Just think of the possibilities... A community could build a series of reefs along the shoreline, creating a kind of oyster wall, for storm protection.

To make this work however, Dr. Rodriguez and his team found the reefs needed to benefit from what he termed “The Goldilocks Effect.” The reef had to be located in just the right spot. It had to be exposed to air only 40% of the time. The reefs built too high or too low didn’t do as well. In addition, the reefs needed to be located in inter-tidal areas, where the water wasn’t too salty.

However, if all those conditions were met, researchers found the reefs continue to add about six inches per year until the height was reached where the reefs were uncovered more than 40 percent of the time.  Once it was past the “Goldilocks” point, the reef hit a plateau. It wasn’t growing any higher, but it still continued to widen.

“This is a discovery that can benefit much of the state because in North Carolina we don’t have rocky cliffs for a shoreline, we have a gently sloping shoreline with vegetation and oysters,” says John Fear, Deputy Director of North Carolina Sea Grant and the Water Resources Research Institute. “If we can mimic that shoreline and get protection, we’re working with nature and not against it."

North Carolina Sea Grant helps to fund oyster restoration projects and Fear believes the work on oyster reefs is a win for people, oysters and nature.

“Oysters provide many services to humans besides being tasty things to eat,” adds Fear. “Oysters clean the water because they are filter feeders and the reefs provide habitat for recreational fisheries as well as protect shoreline from wave erosion. It’s another sign of how efficient nature is.”

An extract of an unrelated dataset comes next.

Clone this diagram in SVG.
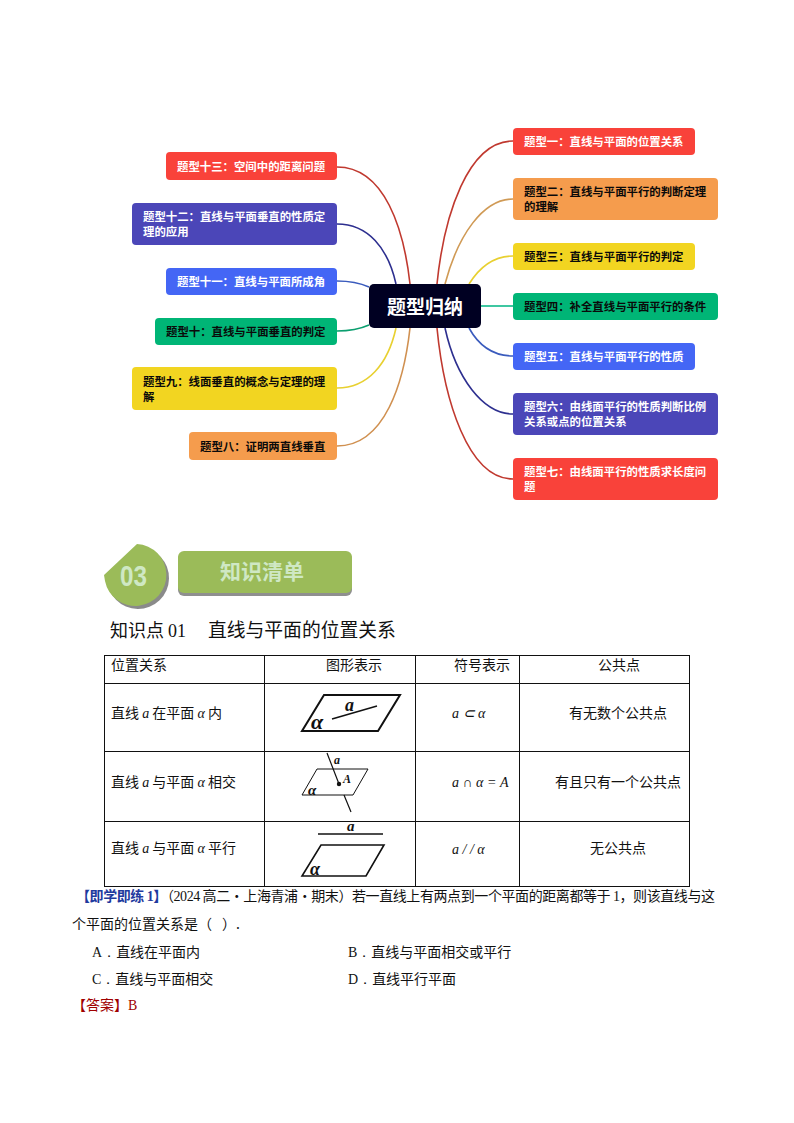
<svg xmlns="http://www.w3.org/2000/svg" width="794" height="1123" viewBox="0 0 794 1123">
<style>
text{font-family:"Noto Sans CJK SC","Liberation Sans",sans-serif}
.n{font-size:11.4px;font-weight:700}
.w{fill:#fff}.k{fill:#0a0a0a}
.red{fill:#f9423a}.org{fill:#f59c4d}.yel{fill:#f2d521}.grn{fill:#00b576}.blu{fill:#4466f5}.ind{fill:#4b46b8}
.c{fill:none;stroke-width:1.6}
.b{font-size:14px;fill:#111}
.s{font-family:"Liberation Serif",serif}
.i{font-family:"Liberation Serif",serif;font-style:italic}
.g{font-family:"Liberation Serif",serif;font-style:italic;font-weight:700;fill:#111}
.t{fill:none;stroke:#111;stroke-width:1}
.p{fill:none;stroke:#111;stroke-width:2}
.l{stroke:#111;fill:none;stroke-width:1.5}
</style>
<rect width="794" height="1123" fill="#fff"/>
<g id="connectors">
<path class="c" stroke="#c0392f" d="M337 167C385 167 404 230 410 284"/>
<path class="c" stroke="#2d2f8f" d="M337 224C368 224 388 248 396 284"/>
<path class="c" stroke="#3a5bbd" d="M337 281C350 281 360 283 369 287"/>
<path class="c" stroke="#0b9f6f" d="M337 331C350 331 360 329 369 325"/>
<path class="c" stroke="#e8d030" d="M337 388C368 388 388 364 396 328"/>
<path class="c" stroke="#d09050" d="M337 446C385 446 404 382 410 328"/>
<path class="c" stroke="#c0392f" d="M513 141C468 141 444 215 437 284"/>
<path class="c" stroke="#d09a55" d="M513 199C483 199 458 235 445 284"/>
<path class="c" stroke="#e8d030" d="M513 256C493 256 479 268 469 284"/>
<path class="c" stroke="#0fb98a" d="M481 306H513"/>
<path class="c" stroke="#3a5bbd" d="M469 328C479 346 493 356 513 356"/>
<path class="c" stroke="#2d2f8f" d="M445 328C456 378 483 414 513 414"/>
<path class="c" stroke="#c0392f" d="M437 328C444 400 468 479 513 479"/>
</g>
<g id="center"><rect x="369" y="284" width="112" height="44" rx="5" fill="#000022"/><text x="387" y="314" font-size="19" font-weight="700" fill="#fff">题型归纳</text></g>
<g id="t13"><rect class="red" x="166" y="152" width="171" height="28" rx="4"/><text class="n w" x="177" y="171">题型十三：空间中的距离问题</text></g>
<g id="t12"><rect class="ind" x="132" y="203" width="205" height="42" rx="4"/><text class="n w" x="143" y="221">题型十二：直线与平面垂直的性质定</text><text class="n w" x="143" y="236">理的应用</text></g>
<g id="t11"><rect class="blu" x="166" y="268" width="171" height="27" rx="4"/><text class="n w" x="177" y="286">题型十一：直线与平面所成角</text></g>
<g id="t10"><rect class="grn" x="155" y="318" width="182" height="27" rx="4"/><text class="n k" x="166" y="336">题型十：直线与平面垂直的判定</text></g>
<g id="t9"><rect class="yel" x="132" y="367" width="205" height="43" rx="4"/><text class="n k" x="143" y="386">题型九：线面垂直的概念与定理的理</text><text class="n k" x="143" y="401">解</text></g>
<g id="t8"><rect class="org" x="189" y="432" width="148" height="28" rx="4"/><text class="n k" x="200" y="451">题型八：证明两直线垂直</text></g>
<g id="t1"><rect class="red" x="513" y="128" width="182" height="27" rx="4"/><text class="n w" x="524" y="146">题型一：直线与平面的位置关系</text></g>
<g id="t2"><rect class="org" x="513" y="178" width="205" height="42" rx="4"/><text class="n k" x="524" y="196">题型二：直线与平面平行的判断定理</text><text class="n k" x="524" y="211">的理解</text></g>
<g id="t3"><rect class="yel" x="513" y="243" width="182" height="27" rx="4"/><text class="n k" x="524" y="261">题型三：直线与平面平行的判定</text></g>
<g id="t4"><rect class="grn" x="513" y="293" width="205" height="27" rx="4"/><text class="n k" x="524" y="311">题型四：补全直线与平面平行的条件</text></g>
<g id="t5"><rect class="blu" x="513" y="343" width="182" height="27" rx="4"/><text class="n w" x="524" y="361">题型五：直线与平面平行的性质</text></g>
<g id="t6"><rect class="ind" x="513" y="393" width="205" height="42" rx="4"/><text class="n w" x="524" y="411">题型六：由线面平行的性质判断比例</text><text class="n w" x="524" y="426">关系或点的位置关系</text></g>
<g id="t7"><rect class="red" x="513" y="458" width="205" height="42" rx="4"/><text class="n w" x="524" y="476">题型七：由线面平行的性质求长度问</text><text class="n w" x="524" y="491">题</text></g>

<g id="badge">
<path d="M106 577L138 546A31 31 0 1 1 106 577Z" fill="#8a8a8a" transform="translate(1,1)"/>
<path d="M104 575L137 544A31 31 0 1 1 105 581Z" fill="#9bbb59"/>
<text x="120" y="586" font-size="29" font-weight="700" fill="#cfe8c4" textLength="27" lengthAdjust="spacingAndGlyphs" style="font-family:'Liberation Sans',sans-serif">03</text>
<rect x="178" y="553" width="174" height="43" rx="6" fill="#8f8f8f"/>
<rect x="178" y="551" width="174" height="42" rx="6" fill="#9bbb59"/>
<text x="220" y="579" font-size="21" font-weight="700" fill="#cfe8c4">知识清单</text>
</g>
<text x="110" y="637" font-size="18" fill="#111">知识点 <tspan class="s">01</tspan></text>
<text x="208" y="637" font-size="18.8" fill="#111">直线与平面的位置关系</text>

<g id="table">
<rect class="t" x="104.500" y="655.500" width="585" height="231"/>
<path class="t" d="M104 683.500H690M104 751.500H690M104 821.500H690M264.500 655V887M415.500 655V887M519.500 655V887"/>
<text class="b" x="111" y="670">位置关系</text><text class="b" x="326" y="670">图形表示</text><text class="b" x="454" y="670">符号表示</text><text class="b" x="598" y="670">公共点</text>
<text class="b" x="111" y="718">直线 <tspan class="i">a</tspan> 在平面 <tspan class="i">α</tspan> 内</text>
<text class="b" x="111" y="787">直线 <tspan class="i">a</tspan> 与平面 <tspan class="i">α</tspan> 相交</text>
<text class="b" x="111" y="853">直线 <tspan class="i">a</tspan> 与平面 <tspan class="i">α</tspan> 平行</text>
<text class="b i" x="452" y="718">a ⊂ α</text>
<text class="b i" x="452" y="787">a ∩ α = A</text>
<text class="b i" x="452" y="854">a / / α</text>
<text class="b" x="569" y="718">有无数个公共点</text>
<text class="b" x="555" y="787">有且只有一个公共点</text>
<text class="b" x="590" y="853">无公共点</text>
</g>
<g id="fig1"><path class="p" d="M302 731H378L400 695H324Z"/><path class="l" d="M332 719L377 706"/><text class="g" x="345" y="711" font-size="18">a</text><text class="g" x="311" y="729" font-size="22">α</text></g>
<g id="fig2"><path class="t" stroke-width="1.2" d="M302 795H353L368 769H317Z"/><path class="l" style="stroke-width:1.2" d="M327 753L339 784M344 795L351 812"/><circle cx="339" cy="784" r="2.200" fill="#111"/><text class="g" x="334" y="764" font-size="12">a</text><text class="g" x="343" y="783" font-size="12">A</text><text class="g" x="308" y="795" font-size="15">α</text></g>
<g id="fig3"><path class="l" d="M318 834H383"/><path class="p" style="stroke-width:1.6" d="M302 876H366L384 845H321Z"/><text class="g" x="347" y="831" font-size="15">a</text><text class="g" x="310" y="875" font-size="18">α</text></g>

<g id="question">
<text class="b" x="76" y="901" textLength="639"><tspan fill="#1f3a9e" font-weight="700">【即学即练 <tspan class="s">1</tspan>】</tspan>（<tspan class="s">2024</tspan> 高二·上海青浦·期末）若一直线上有两点到一个平面的距离都等于 <tspan class="s">1</tspan>，则该直线与这</text>
<text class="b" x="72" y="929">个平面的位置关系是（<tspan x="222">）.</tspan></text>
<text class="b" x="92" y="957"><tspan class="s">A．</tspan>直线在平面内</text>
<text class="b" x="348" y="957"><tspan class="s">B．</tspan>直线与平面相交或平行</text>
<text class="b" x="92" y="984"><tspan class="s">C．</tspan>直线与平面相交</text>
<text class="b" x="348" y="984"><tspan class="s">D．</tspan>直线平行平面</text>
<text class="b" x="72" y="1010" style="fill:#a00000">【答案】<tspan class="s">B</tspan></text>
</g>
</svg>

To confirm the findings, Dr. Rodriguez and his team measured the reefs with laser scanners, creating 3D models of the reefs. The models will also help in the next part of the study, which will further refine the exact conditions in which the oyster reefs will grow best.

“The 3D model is very precise, within two centimeters to be exact,” explains Dr. Rodriguez. “So if we do this today, and we come back a year from now, we can see how the reef has grown. So we take those two maps, and we subtract from each other, and that highlights where we saw erosion and where we saw growth.”

The discovery has leaders and residents of coastal communities intrigued. Rodriguez is pleased he’s offering a new option for protecting coastal communities as well as helping the environment.

“Oyster reefs are incredibly important for the coastal environment, not only for cleaning the water and habitat but also as protection from storms and erosion,” adds Dr. Rodriguez. “Because if they exist next to a shoreline, they provide better protection because the reef is so much harder than the normal shoreline.  And now with our findings, these types of reefs should keep up with sea-level rise."